Was Gott zu unseren Gedanken sagt und ob er uns im Umgang mit ihnen helfen will, können wir in der Bibel nachlesen. Deswegen einige Bibelstellen zum Thema:

Gott kennt unsere Gedanken, er durchschaut sie und uns. Wir brauchen auch gar nicht so zu tun, als hätten wir keine negativen Gedanken. Gott kennt sie, so wie er uns bis in unser Innerstes kennt.

Gott lässt uns nicht im Regen stehen

Aber Gott bleibt nicht dabei stehen, indem er sagt „Ja, ich kenne deine Gedanken und nun sieh' mal zu, wie du damit klar kommst.“

Er bietet uns Möglichkeiten an, sie bei ihm los zu werden. Das geschieht, indem er uns Vergebung anbietet. Wenn wir sie in Anspruch nehmen, dann brauchen wir uns über vergangene negative Gedanken keinen Kopf mehr machen: Gott hat sie vergeben, er denkt nicht mehr an sie – dann brauchen wir sie uns auch nicht mehr vorhalten.

Zum anderen bietet Gott uns aber auch die Möglichkeit, unsere Gedankenwelt zum Positiven hin zu verändern. Wie sieht das praktisch aus? Paulus empfiehlt den Korinthern die „Waffenrüstung Gottes“ anzulegen:

„Ich setze nicht die Waffen dieser Welt ein, sondern die Waffen Gottes. Sie sind mächtig genug, jede Festung zu zerstören, jedes menschliche Gedankengebäude niederzureißen, einfach alles zu vernichten, was sich stolz gegen Gott und seine Wahrheit erhebt. Alles menschliche Denken nehmen wir gefangen und unterstellen es Christus, weil wir ihm gehorchen wollen“ (2.Korinther 10,4-5).

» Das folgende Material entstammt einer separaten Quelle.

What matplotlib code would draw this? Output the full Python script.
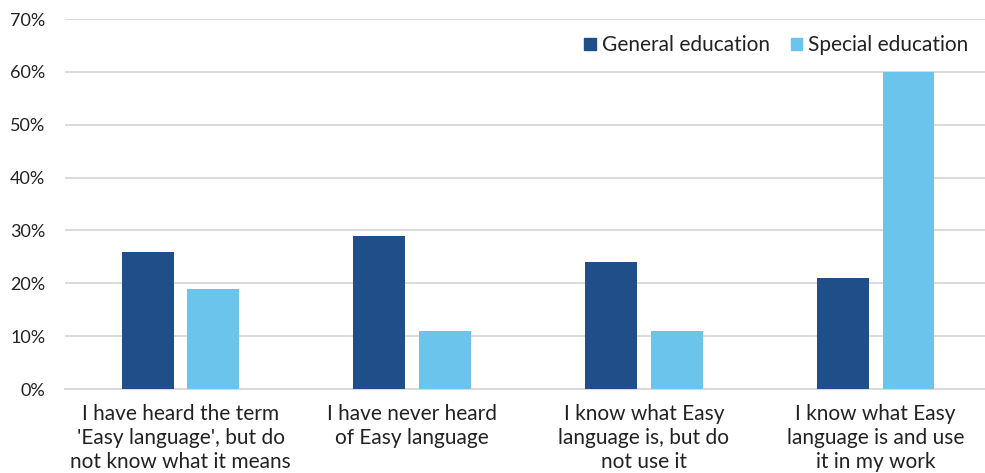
import matplotlib
matplotlib.use("Agg")
import matplotlib.pyplot as plt
import numpy as np
from matplotlib.patches import Patch

categories = ["I have heard the term\n'Easy language', but do\nnot know what it means",
              "I have never heard\nof Easy language",
              "I know what Easy\nlanguage is, but do\nnot use it",
              "I know what Easy\nlanguage is and use\nit in my work"]
series_names = ["General education", "Special education"]
general = [26, 29, 24, 21]
special = [19, 11, 11, 60]
yticks = [0, 10, 20, 30, 40, 50, 60, 70]

dark = "#1F4E89"
light = "#6BC4EC"
plt.rcParams['font.family'] = ['Lato', 'DejaVu Sans']

fig = plt.figure(figsize=(9.85, 4.73), dpi=100)
ax = fig.add_axes([64.7/985, 1-389/473, 926.7/985, 370/473])
x = np.arange(len(categories))
w = 0.224
off = 0.142
ax.bar(x - off, general, w, color=dark, zorder=3)
ax.bar(x + off, special, w, color=light, zorder=3)
ax.set_xlim(-0.5, 3.5)
ax.set_ylim(0, 70)
ax.set_yticks(yticks)
ax.set_yticklabels([f"{v}%" for v in yticks], fontsize=13, color="#222222")
ax.set_xticks(x)
ax.set_xticklabels(categories, fontsize=15, color="#222222", linespacing=1.24)
ax.tick_params(axis='both', length=0)
ax.tick_params(axis='y', pad=14)
ax.tick_params(axis='x', pad=11)
ax.grid(axis='y', color="#d9d9d9", linewidth=1.4, zorder=0)
for s in ["top", "right", "left"]:
    ax.spines[s].set_visible(False)
ax.spines["bottom"].set_color("#d9d9d9")
ax.spines["bottom"].set_linewidth(1.4)
handles = [Patch(color=dark), Patch(color=light)]
leg = ax.legend(handles, series_names, loc="upper right", bbox_to_anchor=(970/926.7 - 64.7/926.7 + 0.012, 0.99), ncol=2,
          frameon=False, fontsize=15, handlelength=0.55, handleheight=0.55,
          handletextpad=0.3, columnspacing=1.0, borderaxespad=0.2)
for t in leg.get_texts():
    t.set_color("#222222")
fig.savefig("out.png", dpi=100)
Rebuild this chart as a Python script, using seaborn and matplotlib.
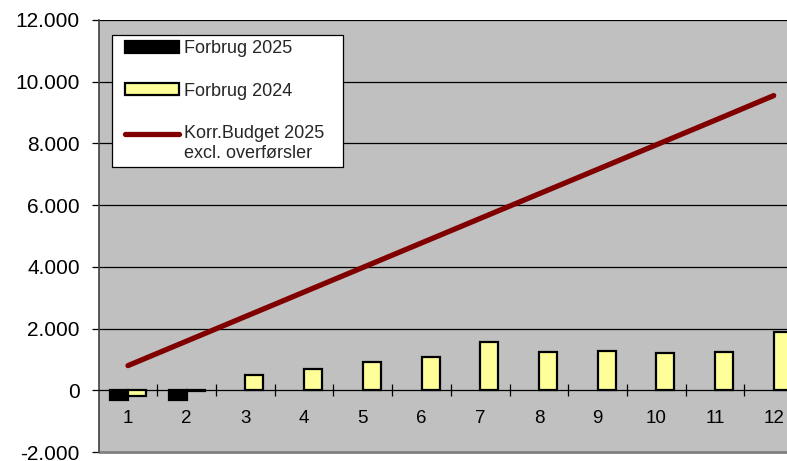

Wenn Paulus hier von Waffen spricht, dann ist das bildhaft zu verstehen. Die „Waffen Gottes“ finden wir in den Aussagen der Bibel. Wenn wir zum Beispiel negative Gedanken über uns selbst haben, dann ist Psalm 139 z.B. eine „Waffe Gottes“, die wir dagegen setzen können. Dort wird beschrieben, wie wertvoll der einzelne Mensch in Gottes Augen ist.

Die „Waffen Gottes“ zu gebrauchen, bedeutet für mich: Ich lebe bewusst in Gottes Gerechtigkeit, ich vertraue darauf, dass Jesus für meine Schuld gestorben ist und mir ein neues Leben geschenkt hat. Und es bedeutet für mich: Leben in und mit dem Wort Gottes – der Bibel. Wenn man regelmäßig in ihr liest, fängt der Heilige Geist an, durch sie die Gedanken und Einstellungen eines Menschen zu ändern:

„Passt euch nicht den Maßstäben dieser Welt an. Lasst euch vielmehr von Gott umwandeln, damit euer ganzes Denken erneuert wird“ (Römer 12,2a).

Die „Waffen Gottes“ zu gebrauchen, bedeutet für mich: Ich lebe bewusst in Gottes Gerechtigkeit, ich vertraue darauf, dass Jesus für meine Schuld gestorben ist und mir ein neues Leben geschenkt hat.

Fazit

Von unserer Seite aus braucht es dazu die Bereitschaft, sich verändern zu lassen. Das kann geschehen, indem man Dinge meidet, die einem schaden oder sich neu ausrichtet, indem man sich überlegt: Was will ich stattdessen denken und tun.

Gott zu danken oder darüber nachzudenken, wer er ist und was er Gutes im eigenen Leben getan hat, ist auch eine Möglichkeit, negativen Gedanken Einhalt zu gebieten. Auch hier ein praktischer Rat: Wenn Sie gerne singen, dann singen Sie ein Lobpreislied (falls bekannt), das Ihre Gedanken auf Gott, seine Liebe und seine Möglichkeiten richtet.

Gott will Ihnen auf jeden Fall dabei helfen, reine Gedanken zu haben. Er möchte nicht, dass wir uns mit negativen Gedanken belasten, aber er weiß auch um unsere Schwächen. Sicher wird es nicht von heute auf morgen geschehen, dass negative Gedanken verschwinden. Aber vielleicht werden die Zeitspannen ohne sie immer länger und die Verzweiflung und das schlechte Gewissen weniger.